# REQUEST
Skip the pictures and repeat each line of the data exactly.

# SOURCE MATERIAL
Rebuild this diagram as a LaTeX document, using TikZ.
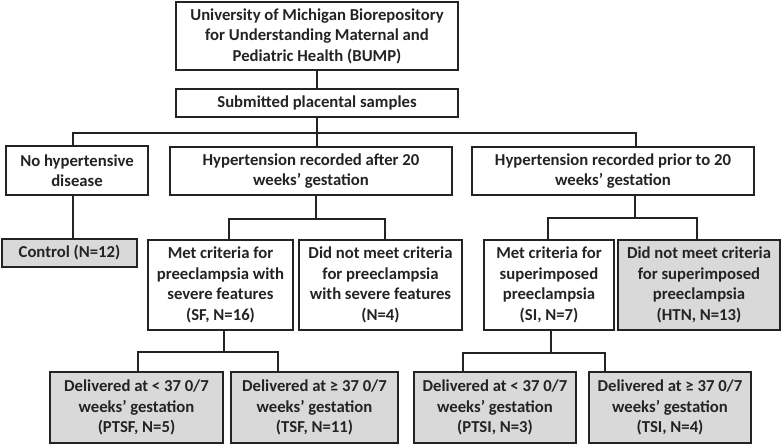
\documentclass[tikz,border=0pt]{standalone}
\usepackage{fontspec}
\setmainfont{Carlito}
\usepackage{xcolor}
\definecolor{boxgray}{RGB}{217,217,217}
\definecolor{inkgray}{RGB}{35,35,35}

\begin{document}
\begin{tikzpicture}[x=1pt, y=-1pt,
    box/.style={draw=inkgray, line width=1.1pt, align=center, inner sep=0pt, text=inkgray,
        font=\fontsize{16.7}{20.5}\selectfont\bfseries},
    shaded/.style={box, fill=boxgray, line width=1.9pt},
    link/.style={draw=inkgray, line width=1.1pt}]
    \useasboundingbox (0,0) rectangle (783,444);

    % Source and samples
    \node[box, minimum width=282pt, minimum height=68pt] (bump) at (317,36)
        {University of Michigan Biorepository\\for Understanding Maternal and\\Pediatric Health (BUMP)};
    \node[box, minimum width=282pt, minimum height=28pt] (submitted) at (317,103)
        {Submitted placental samples};

    % Hypertension groups
    \node[box, minimum width=142pt, minimum height=49pt] (nohtn) at (77,170.5)
        {No hypertensive\\disease};
    \node[box, minimum width=282pt, minimum height=48pt] (htnafter) at (311,171)
        {Hypertension recorded after 20\\weeks’ gestation};
    \node[box, minimum width=282pt, minimum height=48pt] (htnprior) at (613,171)
        {Hypertension recorded prior to 20\\weeks’ gestation};

    % Criteria
    \node[shaded, minimum width=135pt, minimum height=28pt] (control) at (69.5,253)
        {Control (N=12)};
    \node[box, minimum width=145pt, minimum height=90pt] (sf) at (220.5,285)
        {Met criteria for\\preeclampsia with\\severe features\\(SF, N=16)};
    \node[box, minimum width=163pt, minimum height=90pt] (nosf) at (380.5,285)
        {Did not meet criteria\\for preeclampsia\\with severe features\\(N=4)};
    \node[box, minimum width=130pt, minimum height=90pt] (si) at (549,285)
        {Met criteria for\\superimposed\\preeclampsia\\(SI, N=7)};
    \node[shaded, minimum width=162pt, minimum height=90pt] (htn) at (699,285)
        {Did not meet criteria\\for superimposed\\preeclampsia\\(HTN, N=13)};

    % Delivery
    \node[shaded, minimum width=173pt, minimum height=71pt] (ptsf) at (136.5,407.5)
        {Delivered at < 37 0/7\\weeks’ gestation\\(PTSF, N=5)};
    \node[shaded, minimum width=167pt, minimum height=71pt] (tsf) at (314.5,407.5)
        {Delivered at ≥ 37 0/7\\weeks’ gestation\\(TSF, N=11)};
    \node[shaded, minimum width=162pt, minimum height=71pt] (ptsi) at (495,407.5)
        {Delivered at < 37 0/7\\weeks’ gestation\\(PTSI, N=3)};
    \node[shaded, minimum width=162pt, minimum height=71pt] (tsi) at (670,407.5)
        {Delivered at ≥ 37 0/7\\weeks’ gestation\\(TSI, N=4)};

    % Branch points
    \coordinate (j1l) at (73,133);
    \coordinate (j1r) at (636,133);
    \coordinate (j2) at (316,219);
    \coordinate (j2l) at (229,219);
    \coordinate (j2r) at (385,219);
    \coordinate (j3) at (635,218);
    \coordinate (j3l) at (548,218);
    \coordinate (j3r) at (697,218);
    \coordinate (j4) at (224,352);
    \coordinate (j4l) at (138,352);
    \coordinate (j4r) at (278,352);
    \coordinate (j5) at (551,353);
    \coordinate (j5l) at (463,353);
    \coordinate (j5r) at (605,353);

    % Connectors
    \draw[link] (bump.south) -- (submitted.north);
    \draw[link] (submitted.south) -- (submitted.south |- htnafter.north);
    \draw[link] (j1l |- nohtn.north) -- (j1l) -- (j1r) -- (j1r |- htnprior.north);
    \draw[link] (j1l |- nohtn.south) -- (j1l |- control.north);

    \draw[link] (j2 |- htnafter.south) -- (j2);
    \draw[link] (j2l |- sf.north) -- (j2l) -- (j2r) -- (j2r |- nosf.north);
    \draw[link] (j3 |- htnprior.south) -- (j3);
    \draw[link] (j3l |- si.north) -- (j3l) -- (j3r) -- (j3r |- htn.north);

    \draw[link] (j4 |- sf.south) -- (j4);
    \draw[link] (j4l |- ptsf.north) -- (j4l) -- (j4r) -- (j4r |- tsf.north);
    \draw[link] (j5 |- si.south) -- (j5);
    \draw[link] (j5l |- ptsi.north) -- (j5l) -- (j5r) -- (j5r |- tsi.north);
\end{tikzpicture}
\end{document}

# TASK ANSWER
Rebuild this diagram as a LaTeX document, using TikZ.
\documentclass[tikz,border=0pt]{standalone}
\usepackage{fontspec}
\setmainfont{Carlito}
\usepackage{xcolor}
\definecolor{boxgray}{RGB}{217,217,217}
\definecolor{inkgray}{RGB}{35,35,35}

\begin{document}
\begin{tikzpicture}[x=1pt, y=-1pt,
    box/.style={draw=inkgray, line width=1.1pt, align=center, inner sep=0pt, text=inkgray,
        font=\fontsize{16.7}{20.5}\selectfont\bfseries},
    shaded/.style={box, fill=boxgray, line width=1.9pt},
    link/.style={draw=inkgray, line width=1.1pt}]
    \useasboundingbox (0,0) rectangle (783,444);

    % Source and samples
    \node[box, minimum width=282pt, minimum height=68pt] (bump) at (317,36)
        {University of Michigan Biorepository\\for Understanding Maternal and\\Pediatric Health (BUMP)};
    \node[box, minimum width=282pt, minimum height=28pt] (submitted) at (317,103)
        {Submitted placental samples};

    % Hypertension groups
    \node[box, minimum width=142pt, minimum height=49pt] (nohtn) at (77,170.5)
        {No hypertensive\\disease};
    \node[box, minimum width=282pt, minimum height=48pt] (htnafter) at (311,171)
        {Hypertension recorded after 20\\weeks’ gestation};
    \node[box, minimum width=282pt, minimum height=48pt] (htnprior) at (613,171)
        {Hypertension recorded prior to 20\\weeks’ gestation};

    % Criteria
    \node[shaded, minimum width=135pt, minimum height=28pt] (control) at (69.5,253)
        {Control (N=12)};
    \node[box, minimum width=145pt, minimum height=90pt] (sf) at (220.5,285)
        {Met criteria for\\preeclampsia with\\severe features\\(SF, N=16)};
    \node[box, minimum width=163pt, minimum height=90pt] (nosf) at (380.5,285)
        {Did not meet criteria\\for preeclampsia\\with severe features\\(N=4)};
    \node[box, minimum width=130pt, minimum height=90pt] (si) at (549,285)
        {Met criteria for\\superimposed\\preeclampsia\\(SI, N=7)};
    \node[shaded, minimum width=162pt, minimum height=90pt] (htn) at (699,285)
        {Did not meet criteria\\for superimposed\\preeclampsia\\(HTN, N=13)};

    % Delivery
    \node[shaded, minimum width=173pt, minimum height=71pt] (ptsf) at (136.5,407.5)
        {Delivered at < 37 0/7\\weeks’ gestation\\(PTSF, N=5)};
    \node[shaded, minimum width=167pt, minimum height=71pt] (tsf) at (314.5,407.5)
        {Delivered at ≥ 37 0/7\\weeks’ gestation\\(TSF, N=11)};
    \node[shaded, minimum width=162pt, minimum height=71pt] (ptsi) at (495,407.5)
        {Delivered at < 37 0/7\\weeks’ gestation\\(PTSI, N=3)};
    \node[shaded, minimum width=162pt, minimum height=71pt] (tsi) at (670,407.5)
        {Delivered at ≥ 37 0/7\\weeks’ gestation\\(TSI, N=4)};

    % Branch points
    \coordinate (j1l) at (73,133);
    \coordinate (j1r) at (636,133);
    \coordinate (j2) at (316,219);
    \coordinate (j2l) at (229,219);
    \coordinate (j2r) at (385,219);
    \coordinate (j3) at (635,218);
    \coordinate (j3l) at (548,218);
    \coordinate (j3r) at (697,218);
    \coordinate (j4) at (224,352);
    \coordinate (j4l) at (138,352);
    \coordinate (j4r) at (278,352);
    \coordinate (j5) at (551,353);
    \coordinate (j5l) at (463,353);
    \coordinate (j5r) at (605,353);

    % Connectors
    \draw[link] (bump.south) -- (submitted.north);
    \draw[link] (submitted.south) -- (submitted.south |- htnafter.north);
    \draw[link] (j1l |- nohtn.north) -- (j1l) -- (j1r) -- (j1r |- htnprior.north);
    \draw[link] (j1l |- nohtn.south) -- (j1l |- control.north);

    \draw[link] (j2 |- htnafter.south) -- (j2);
    \draw[link] (j2l |- sf.north) -- (j2l) -- (j2r) -- (j2r |- nosf.north);
    \draw[link] (j3 |- htnprior.south) -- (j3);
    \draw[link] (j3l |- si.north) -- (j3l) -- (j3r) -- (j3r |- htn.north);

    \draw[link] (j4 |- sf.south) -- (j4);
    \draw[link] (j4l |- ptsf.north) -- (j4l) -- (j4r) -- (j4r |- tsf.north);
    \draw[link] (j5 |- si.south) -- (j5);
    \draw[link] (j5l |- ptsi.north) -- (j5l) -- (j5r) -- (j5r |- tsi.north);
\end{tikzpicture}
\end{document}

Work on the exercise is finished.